▶ **Data for the task**

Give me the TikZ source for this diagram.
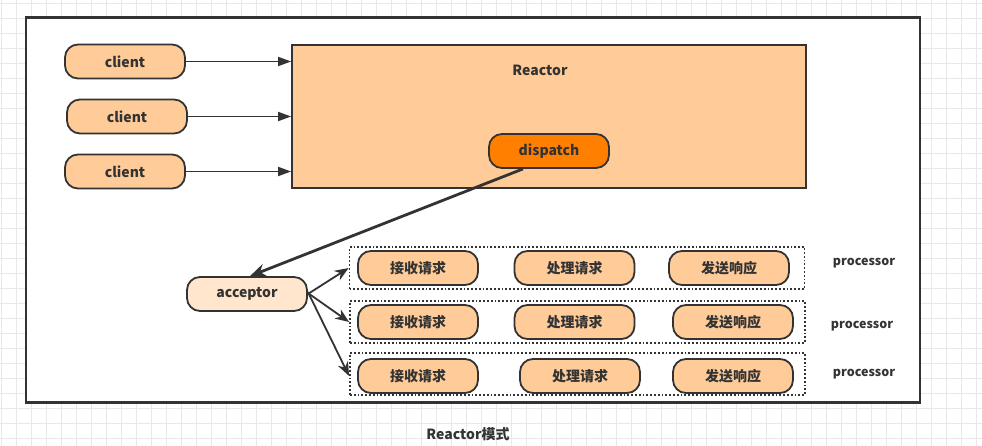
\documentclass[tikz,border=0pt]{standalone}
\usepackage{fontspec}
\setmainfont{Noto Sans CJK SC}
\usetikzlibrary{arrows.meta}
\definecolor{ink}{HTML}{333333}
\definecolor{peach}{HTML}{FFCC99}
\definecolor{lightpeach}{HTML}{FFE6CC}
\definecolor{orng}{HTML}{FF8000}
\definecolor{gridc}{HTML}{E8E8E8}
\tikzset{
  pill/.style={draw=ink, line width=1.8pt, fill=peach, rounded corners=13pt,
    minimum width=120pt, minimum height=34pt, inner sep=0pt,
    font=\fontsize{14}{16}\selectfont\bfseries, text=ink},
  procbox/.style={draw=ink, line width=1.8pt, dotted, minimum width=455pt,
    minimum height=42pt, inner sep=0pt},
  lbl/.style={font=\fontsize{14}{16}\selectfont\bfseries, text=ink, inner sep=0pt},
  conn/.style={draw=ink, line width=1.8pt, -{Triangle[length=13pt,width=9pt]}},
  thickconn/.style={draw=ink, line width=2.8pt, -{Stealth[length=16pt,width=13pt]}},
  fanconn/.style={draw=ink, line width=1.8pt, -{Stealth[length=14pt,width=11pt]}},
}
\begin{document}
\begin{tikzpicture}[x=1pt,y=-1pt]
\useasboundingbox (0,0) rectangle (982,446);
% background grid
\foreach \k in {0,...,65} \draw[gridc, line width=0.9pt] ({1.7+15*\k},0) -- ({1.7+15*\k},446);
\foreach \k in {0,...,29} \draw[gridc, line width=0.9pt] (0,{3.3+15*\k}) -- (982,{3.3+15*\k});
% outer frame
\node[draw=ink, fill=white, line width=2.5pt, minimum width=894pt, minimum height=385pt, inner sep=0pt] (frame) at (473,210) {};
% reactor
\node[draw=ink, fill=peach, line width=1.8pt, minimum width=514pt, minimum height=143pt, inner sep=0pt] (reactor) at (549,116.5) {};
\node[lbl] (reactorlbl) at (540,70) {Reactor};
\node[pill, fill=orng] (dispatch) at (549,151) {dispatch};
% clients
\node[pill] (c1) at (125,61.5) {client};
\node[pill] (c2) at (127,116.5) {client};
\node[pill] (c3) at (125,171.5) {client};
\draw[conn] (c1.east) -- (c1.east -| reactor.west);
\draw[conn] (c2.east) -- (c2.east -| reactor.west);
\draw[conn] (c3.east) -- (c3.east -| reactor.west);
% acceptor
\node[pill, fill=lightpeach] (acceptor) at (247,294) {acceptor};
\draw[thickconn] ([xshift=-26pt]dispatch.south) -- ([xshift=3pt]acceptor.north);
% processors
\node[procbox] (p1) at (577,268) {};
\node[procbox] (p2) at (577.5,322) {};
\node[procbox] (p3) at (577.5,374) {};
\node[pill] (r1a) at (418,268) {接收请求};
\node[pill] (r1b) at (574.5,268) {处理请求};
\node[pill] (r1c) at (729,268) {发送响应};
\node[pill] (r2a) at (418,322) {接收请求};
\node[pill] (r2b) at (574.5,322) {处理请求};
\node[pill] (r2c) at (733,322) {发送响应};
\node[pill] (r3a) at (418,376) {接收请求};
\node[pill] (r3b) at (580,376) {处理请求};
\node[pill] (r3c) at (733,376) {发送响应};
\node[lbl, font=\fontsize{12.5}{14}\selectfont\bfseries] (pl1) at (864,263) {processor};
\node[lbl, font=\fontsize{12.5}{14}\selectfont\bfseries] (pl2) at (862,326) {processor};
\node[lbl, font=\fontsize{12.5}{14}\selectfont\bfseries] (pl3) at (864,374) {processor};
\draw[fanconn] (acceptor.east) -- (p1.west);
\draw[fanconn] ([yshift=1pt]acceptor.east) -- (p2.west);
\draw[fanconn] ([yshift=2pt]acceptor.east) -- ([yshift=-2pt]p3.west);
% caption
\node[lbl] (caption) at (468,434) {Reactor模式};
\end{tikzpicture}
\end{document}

==

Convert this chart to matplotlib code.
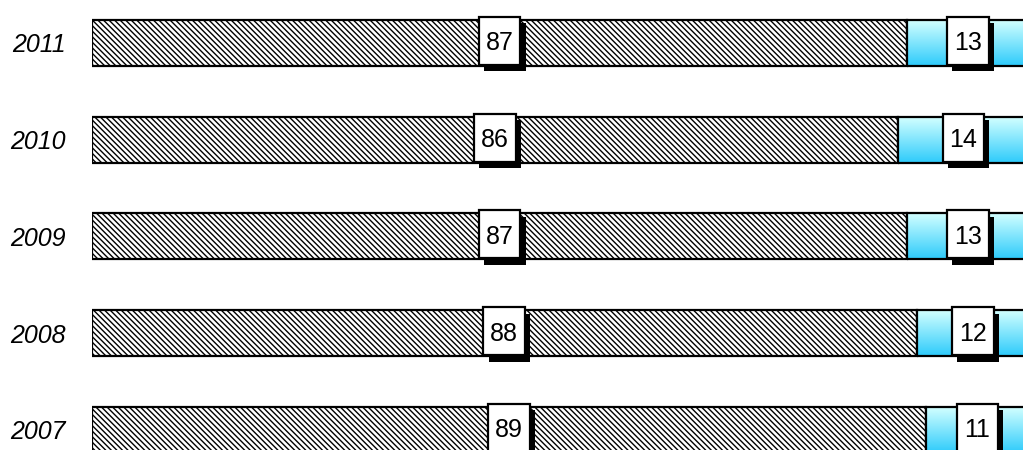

▶ **What to produce**
Find the string "this" in the records, then copy each line where it occurs.

▶ **Reply**
Give me the TikZ source for this diagram.
Convert this chart to matplotlib code.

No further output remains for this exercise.